▶ [Set task]
Both the line containing "Write the React, TypeScript" and the line containing "L71,0 L100,29 L100,71" are part of the range to copy, along with every line between them. Copy it exactly and leave out the pictures.

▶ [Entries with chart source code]

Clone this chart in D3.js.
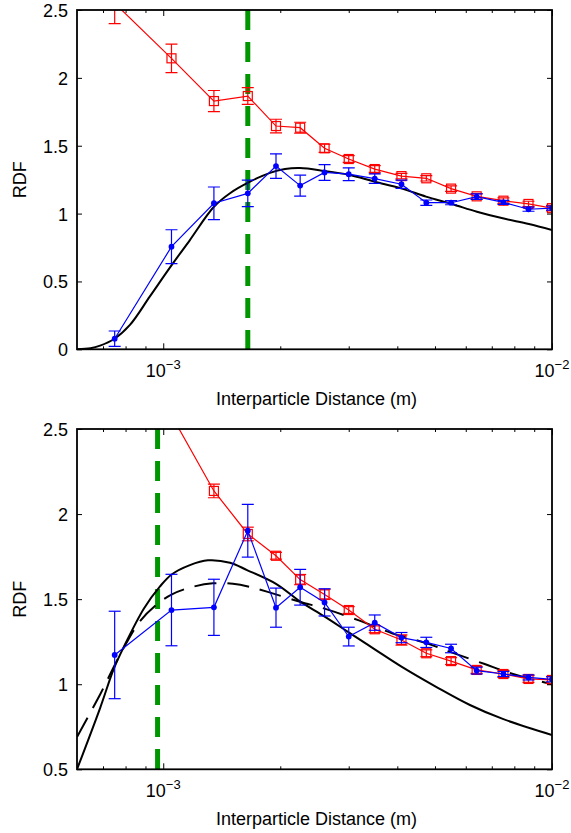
<!DOCTYPE html>
<html><head><meta charset="utf-8">
<script src="https://cdn.jsdelivr.net/npm/d3@7"></script>
<style>
body{margin:0;background:#fff}
svg{display:block}
text{font-family:"Liberation Sans",Arial,Helvetica,sans-serif;fill:#000}
</style>
</head><body>
<svg id="chart" width="571" height="833"></svg>
<script>
// ---------- DATA (distances in units of 1e-3 m) ----------
const binDistance = [0.75, 1.05, 1.35, 1.65, 1.95, 2.25, 2.6, 3.0, 3.5, 4.1, 4.75, 5.5, 6.4, 7.5, 8.7, 10.0];

// top panel
const topRed     = [2.55, 2.144, 1.829, 1.866, 1.645, 1.633, 1.481, 1.402, 1.328, 1.276, 1.26, 1.184, 1.127, 1.095, 1.071, 1.04];
const topRedErr  = [0.15, 0.105, 0.078, 0.062, 0.05, 0.04, 0.03, 0.025, 0.025, 0.02, 0.02, 0.02, 0.02, 0.02, 0.02, 0.02];
const topBlue    = [0.078, 0.756, 1.076, 1.149, 1.35, 1.206, 1.303, 1.29, 1.258, 1.216, 1.08, 1.08, 1.125, 1.083, 1.032, 1.04];
const topBlueErr = [0.057, 0.125, 0.12, 0.098, 0.09, 0.077, 0.058, 0.047, 0.035, 0.03, 0.02, 0.015, 0.02, 0.015, 0.015, 0.015];
const topModelX  = [0.600, 0.650, 0.688, 0.746, 0.821, 0.924, 1.051, 1.171, 1.350, 1.485, 1.672, 1.882, 2.057, 2.247, 2.590, 3.000, 3.500, 4.090, 4.740, 5.520, 6.410, 7.470, 8.720, 10.00];
const topModelY  = [0.000, 0.008, 0.027, 0.074, 0.180, 0.390, 0.620, 0.805, 1.050, 1.150, 1.235, 1.300, 1.328, 1.335, 1.315, 1.286, 1.235, 1.186, 1.125, 1.071, 1.014, 0.965, 0.923, 0.879];
const topMarker  = 1.65;

// bottom panel
const botRed     = [3.4, 2.58, 2.136, 1.883, 1.755, 1.615, 1.528, 1.436, 1.323, 1.26, 1.182, 1.136, 1.084, 1.06, 1.031, 1.025];
const botRedErr  = [0.1, 0.06, 0.04, 0.04, 0.02, 0.03, 0.03, 0.02, 0.02, 0.03, 0.02, 0.02, 0.02, 0.02, 0.02, 0.02];
const botBlue    = [1.172, 1.436, 1.452, 1.902, 1.45, 1.57, 1.481, 1.28, 1.362, 1.274, 1.246, 1.21, 1.08, 1.06, 1.04, 1.029];
const botBlueErr = [0.257, 0.21, 0.165, 0.155, 0.115, 0.105, 0.08, 0.055, 0.045, 0.03, 0.03, 0.025, 0.02, 0.015, 0.015, 0.015];
const botSolidX  = [0.600, 0.688, 0.746, 0.792, 0.892, 0.981, 1.051, 1.171, 1.303, 1.485, 1.642, 1.950, 2.247, 2.590, 3.000, 3.500, 4.090, 5.060, 6.150, 7.470, 10.00];
const botSolidY  = [0.500, 0.860, 1.090, 1.220, 1.445, 1.575, 1.645, 1.700, 1.728, 1.714, 1.671, 1.590, 1.487, 1.400, 1.305, 1.205, 1.105, 0.982, 0.878, 0.796, 0.702];
const botDashX   = [0.600, 0.688, 0.783, 0.871, 0.963, 1.053, 1.171, 1.342, 1.511, 1.672, 1.848, 2.247, 2.637, 3.187, 3.876, 4.769, 5.466, 6.683, 7.938, 10.00];
const botDashY   = [0.690, 0.940, 1.195, 1.370, 1.470, 1.528, 1.568, 1.593, 1.590, 1.572, 1.544, 1.485, 1.440, 1.375, 1.300, 1.240, 1.190, 1.120, 1.060, 1.000];
const botMarker  = 0.967;

const topYTicks = [0, 0.5, 1, 1.5, 2, 2.5];
const botYTicks = [0.5, 1, 1.5, 2, 2.5];
const xMajor = [1e-3, 1e-2];
const xMinor = [7e-4, 8e-4, 9e-4, 2e-3, 3e-3, 4e-3, 5e-3, 6e-3, 7e-3, 8e-3, 9e-3];
const xMajorLabels = ["−3", "−2"];
const xLabel = "Interparticle Distance (m)";
const yLabel = "RDF";

// ---------- DRAW ----------
const svg = d3.select("#chart");
const MM = 1e-3;
const FONT = 18;

function panel(cfg, idx) {
  const L = 77, R = 552, T = cfg.top, B = cfg.bottom;
  const x = d3.scaleLog().domain([6e-4, 1e-2]).range([L, R]);
  const y = d3.scaleLinear().domain(cfg.yDomain).range([B, T]);
  const g = svg.append("g");

  const clipId = "clip" + idx;
  svg.append("clipPath").attr("id", clipId)
    .append("rect").attr("x", L).attr("y", T).attr("width", R - L).attr("height", B - T);
  const plot = g.append("g").attr("clip-path", `url(#${clipId})`);

  // green dashed marker line
  plot.append("line")
    .attr("x1", x(cfg.marker * MM)).attr("x2", x(cfg.marker * MM))
    .attr("y1", T).attr("y2", B)
    .attr("stroke", "rgb(0,150,0)").attr("stroke-width", 5)
    .attr("stroke-dasharray", "20,12");

  // model curves
  cfg.models.forEach(m => {
    const pts = m.x.map((d, i) => [d * MM, m.y[i]]);
    plot.append("path")
      .attr("d", d3.line().x(d => x(d[0])).y(d => y(d[1])).curve(d3.curveCatmullRom.alpha(0.5))(pts))
      .attr("fill", "none").attr("stroke", "#000").attr("stroke-width", 2)
      .attr("stroke-dasharray", m.dash ? "22,11" : null);
  });

  // series with error bars
  function series(vals, errs, color, marker) {
    const pts = binDistance.map((d, i) => ({x: d * MM, v: vals[i], e: errs[i]}));
    const s = plot.append("g");
    s.append("path")
      .attr("d", d3.line().x(d => x(d.x)).y(d => y(d.v))(pts))
      .attr("fill", "none").attr("stroke", color).attr("stroke-width", 1.2);
    const eb = s.selectAll(".eb").data(pts).enter().append("g")
      .attr("stroke", color).attr("stroke-width", 1.2);
    eb.append("line").attr("x1", d => x(d.x)).attr("x2", d => x(d.x))
      .attr("y1", d => y(d.v - d.e)).attr("y2", d => y(d.v + d.e));
    [1, -1].forEach(sg => {
      eb.append("line").attr("x1", d => x(d.x) - 6).attr("x2", d => x(d.x) + 6)
        .attr("y1", d => y(d.v + sg * d.e)).attr("y2", d => y(d.v + sg * d.e));
    });
    if (marker === "square") {
      s.selectAll(".mk").data(pts).enter().append("rect")
        .attr("x", d => x(d.x) - 4.5).attr("y", d => y(d.v) - 4.5)
        .attr("width", 9).attr("height", 9)
        .attr("fill", "none").attr("stroke", color).attr("stroke-width", 1.2);
    } else {
      s.selectAll(".mk").data(pts).enter().append("circle")
        .attr("cx", d => x(d.x)).attr("cy", d => y(d.v)).attr("r", 2.9)
        .attr("fill", color);
    }
  }
  series(cfg.red, cfg.redErr, "rgb(255,0,0)", "square");
  series(cfg.blue, cfg.blueErr, "rgb(0,0,255)", "dot");

  // axes (ticks inside, all four sides)
  const ax = g.append("g").attr("font-size", FONT);
  const strip = s => { s.select(".domain").remove(); s.selectAll("line").attr("stroke-width", 1); };
  ax.append("g").attr("transform", `translate(0,${B})`)
    .call(d3.axisBottom(x).tickValues(xMajor).tickSize(-6).tickFormat("")).call(strip);
  ax.append("g").attr("transform", `translate(0,${B})`)
    .call(d3.axisBottom(x).tickValues(xMinor).tickSize(-3).tickFormat("")).call(strip);
  ax.append("g").attr("transform", `translate(0,${T})`)
    .call(d3.axisTop(x).tickValues(xMajor).tickSize(-6).tickFormat("")).call(strip);
  ax.append("g").attr("transform", `translate(0,${T})`)
    .call(d3.axisTop(x).tickValues(xMinor).tickSize(-3).tickFormat("")).call(strip);
  const yl = ax.append("g").attr("transform", `translate(${L},0)`)
    .call(d3.axisLeft(y).tickValues(cfg.yTicks).tickSize(-5).tickPadding(9).tickFormat(d3.format("~g"))).call(strip);
  yl.selectAll("text").attr("font-size", FONT).attr("dy", "0.36em");
  ax.append("g").attr("transform", `translate(${R},0)`)
    .call(d3.axisRight(y).tickValues(cfg.yTicks).tickSize(-5).tickFormat("")).call(strip);

  // x tick labels 10^n
  xMajor.forEach((v, i) => {
    const t = g.append("text").attr("x", x(v)).attr("y", B + 27.5)
      .attr("text-anchor", "middle").attr("font-size", FONT);
    t.append("tspan").text("10");
    t.append("tspan").attr("font-size", 13).attr("dy", -8).text(xMajorLabels[i]);
  });

  // frame
  g.append("rect").attr("x", L).attr("y", T).attr("width", R - L).attr("height", B - T)
    .attr("fill", "none").attr("stroke", "#000").attr("stroke-width", 1.8);

  // axis labels
  g.append("text").attr("x", (L + R) / 2 + 2).attr("y", B + 56)
    .attr("text-anchor", "middle").attr("font-size", FONT).text(xLabel);
  g.append("text").attr("transform", `translate(26,${(T + B) / 2}) rotate(-90)`)
    .attr("text-anchor", "middle").attr("font-size", FONT).text(yLabel);
}

panel({top: 10, bottom: 349.3, yDomain: [0, 2.5], yTicks: topYTicks,
  red: topRed, redErr: topRedErr, blue: topBlue, blueErr: topBlueErr,
  models: [{x: topModelX, y: topModelY, dash: false}], marker: topMarker}, 0);

panel({top: 429, bottom: 769.3, yDomain: [0.5, 2.5], yTicks: botYTicks,
  red: botRed, redErr: botRedErr, blue: botBlue, blueErr: botBlueErr,
  models: [{x: botSolidX, y: botSolidY, dash: false}, {x: botDashX, y: botDashY, dash: true}], marker: botMarker}, 1);
</script>
</body></html>
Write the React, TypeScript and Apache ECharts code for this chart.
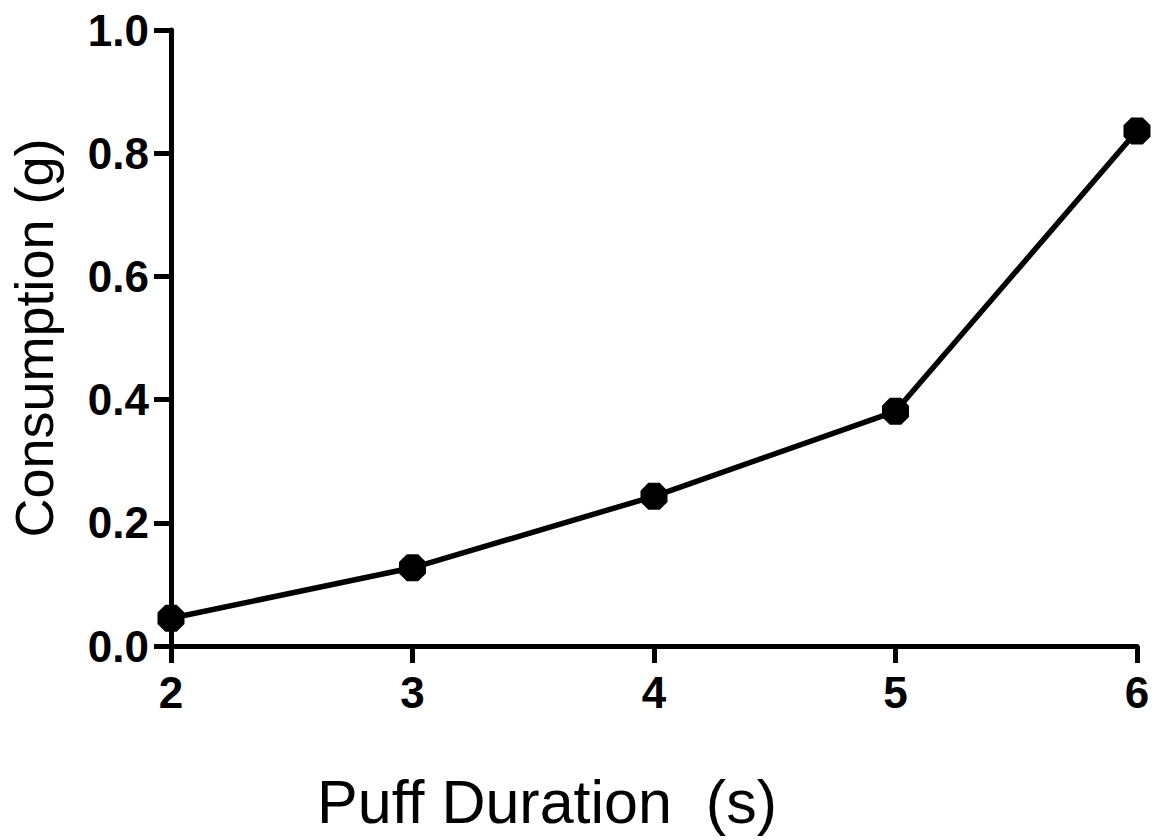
import React, { useEffect, useRef } from "react";
import * as echarts from "echarts";

const durations = [2, 3, 4, 5, 6];
const consumption = [0.045, 0.127, 0.243, 0.381, 0.836];
const xTitle = "Puff Duration  (s)";
const yTitle = "Consumption (g)";

const octagon =
  "path://M29,0 L71,0 L100,29 L100,71 L71,100 L29,100 L0,71 L0,29 Z";

export default function App() {
  const ref = useRef<HTMLDivElement>(null);
  useEffect(() => {
    if (!ref.current) return;
    const chart = echarts.init(ref.current, null, { renderer: "svg" });
    const font = "'Liberation Sans', Arial, Helvetica, sans-serif";
    chart.setOption({
      animation: false,
      backgroundColor: "#ffffff",
      grid: {
        left: 171,
        right: 23,
        top: 30,
        bottom: 194,
        containLabel: false,
        outerBoundsMode: "none",
      },
      xAxis: {
        type: "value",
        min: 2,
        max: 6,
        interval: 1,
        name: xTitle,
        nameLocation: "middle",
        nameGap: 125,
        nameTextStyle: {
          fontFamily: font,
          fontSize: 61,
          color: "#000",
          padding: [0, 214, 0, 0],
        },
        axisLine: { show: true, lineStyle: { color: "#000", width: 5 } },
        axisTick: { show: true, inside: false, length: 17, lineStyle: { color: "#000", width: 5 } },
        axisLabel: {
          margin: 24,
          fontFamily: font,
          fontSize: 44,
          fontWeight: "bold",
          color: "#000",
        },
        splitLine: { show: false },
      },
      yAxis: {
        type: "value",
        min: 0,
        max: 1,
        interval: 0.2,
        name: yTitle,
        nameLocation: "middle",
        nameGap: 110,
        nameRotate: 90,
        nameTextStyle: { fontFamily: font, fontSize: 54, color: "#000" },
        axisLine: { show: true, lineStyle: { color: "#000", width: 5 } },
        axisTick: { show: true, inside: false, length: 17, lineStyle: { color: "#000", width: 5 } },
        axisLabel: {
          margin: 22,
          fontFamily: font,
          fontSize: 44,
          fontWeight: "bold",
          color: "#000",
          formatter: (v: number) => v.toFixed(1),
        },
        splitLine: { show: false },
      },
      series: [
        {
          type: "line",
          data: durations.map((d, i) => [d, consumption[i]]),
          symbol: octagon,
          symbolSize: 27,
          lineStyle: { color: "#000", width: 5.5 },
          itemStyle: { color: "#000", borderWidth: 0 },
          clip: false,
        },
      ],
    });
    return () => chart.dispose();
  }, []);
  return (
    <div
      ref={ref}
      style={{ position: "absolute", left: 0, top: 0, width: 1160, height: 840 }}
    />
  );
}
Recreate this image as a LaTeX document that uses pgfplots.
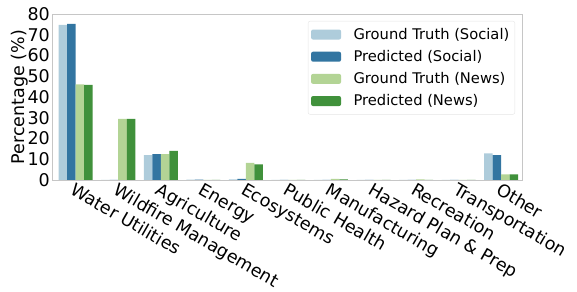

▶ [Full answer]
Write the React, TypeScript and Apache ECharts code for this chart.
import React, { useEffect, useRef } from "react";
import * as echarts from "echarts";

const durations = [2, 3, 4, 5, 6];
const consumption = [0.045, 0.127, 0.243, 0.381, 0.836];
const xTitle = "Puff Duration  (s)";
const yTitle = "Consumption (g)";

const octagon =
  "path://M29,0 L71,0 L100,29 L100,71 L71,100 L29,100 L0,71 L0,29 Z";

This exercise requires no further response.